Hannah Breshears, honors history and architectural studies major, encountered both ancient monuments and contemporary economic woes last summer in Greece …..
Last summer, with the help of fellowship funding, I was able to participate in the University of Arkansas Classics in Greece and Turkey study abroad program with twenty other undergraduate students. Dr. Daniel Levine and George Paulson, two extremely knowledgeable faculty members from the university, led the group. We spent three weeks in Greece, in towns as small as Delphi and Napflio as well as the enormous metropolis that is Athens. Before returning to the States, we flew to Istanbul for five days, and were able to stay in a hotel just down the street from Sultanahmet Square, home to Haghia Sophia and the Blue Mosque. The primary goal of the trip was to immerse ourselves in the Greek culture and absorb as much ancient art and history as possible, with a short foray into Istanbul as a sort of test run for future study tours, as this was the first time the professors had taken students to Turkey.

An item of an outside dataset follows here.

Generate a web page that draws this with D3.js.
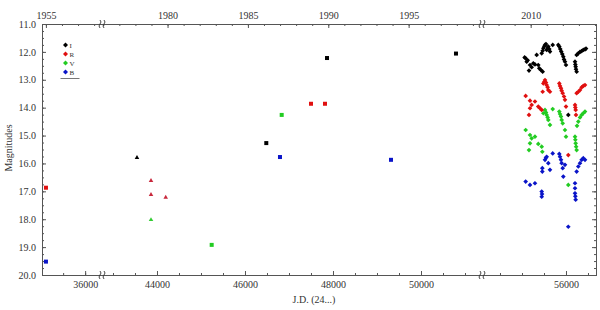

I took two classes in conjunction with the classics trip, an honors course called Ancient/Medieval Turkish Art and Culture and another called Modern Greece/Turkey. Because I was the only architecture student in the group, Dr. Levine and Prof. Paulson gave me some leeway with my research and I was able to pursue the primarily Turkish topics I was truly interested in, namely the urban development of Istanbul into a mega city and the historical relevance of the Sultanahmet Camii, or the Blue Mosque as it has been nicknamed by tourists. These courses not only fulfilled part of the professional elective requirement for my major, but also helped to solidify a possible field of research for future thesis work. I had been interested in urban development for quite some time, but really had no relevant experience on which to base a thesis proposal. The intense research required in the months leading up to the trip, coupled with the first hand knowledge of design triumphs and blunders I gained in Athens and Istanbul during the study tour will certainly benefit me long term as I pursue future internships in the field and begin graduate school applications.
Our journey to Greece and Turkey this summer was the trip of a lifetime. The “classics” emphasis of the trip is a little misleading: while I certainly came away from the program with a much better understanding of Greek mythology and history, the course material is much more holistic in nature. As well versed as I became in white marble sculpture and ancient temples, by the end of the trip I also knew a handful of Greek dances, I could order dinner in three different languages, and had well-earned scars from a thirteen kilometer hike down the Samarian Gorge. Outside the classroom I learned how to ride the metro, convert dollars to Euros in mere seconds, and make friends even when I couldn’t speak the language. I learned how to truly enjoy a meal: in Greece there is no such thing as “fast food.” Every meal is a formal affair, some stretching on for two or three hours, with long breaks in between. The food, however, is so fantastic that you quickly forget how long it’s been since you’d last eaten. During our stay in Greece we ate fresh baked bread and olive oil for every meal, drank sweet orange juice from the trees in the field behind our hotel, and learned to love the salty sweet yogurt the Greeks are famous for.
In some ways I feel like Greece belongs to me now, especially the small towns. In those few short weeks I gradually shed my tourist persona and got to know the “real” Greece, a place with real people and indescribable beauty, but also real problems. During our stay, I swam in the Mediterranean, played soccer with Greek children and strolled through the streets in the evenings like the old men do, but I also saw the beginnings of a potentially hostile uprising. From the balcony of our hotel in Athens I could hear the people rioting in front of the Parliament building, as they became increasingly dissatisfied with the austerity measures their government was pursuing in light of the economic crisis. I learned more about world finances and the global market in that short time than I have in all my years of school, and since returning to the States I’ve pored over the international papers, consuming every scrap of news about Greece. I think that small seed of global consciousness, the fledging sense of awareness that has grown in me as a result of this trip is enough to recommend it to anyone considering studying abroad. Even if you don’t fall in love with the art and food and music and landscape of Greece, which you will, the people will steal your heart. It’s inevitable.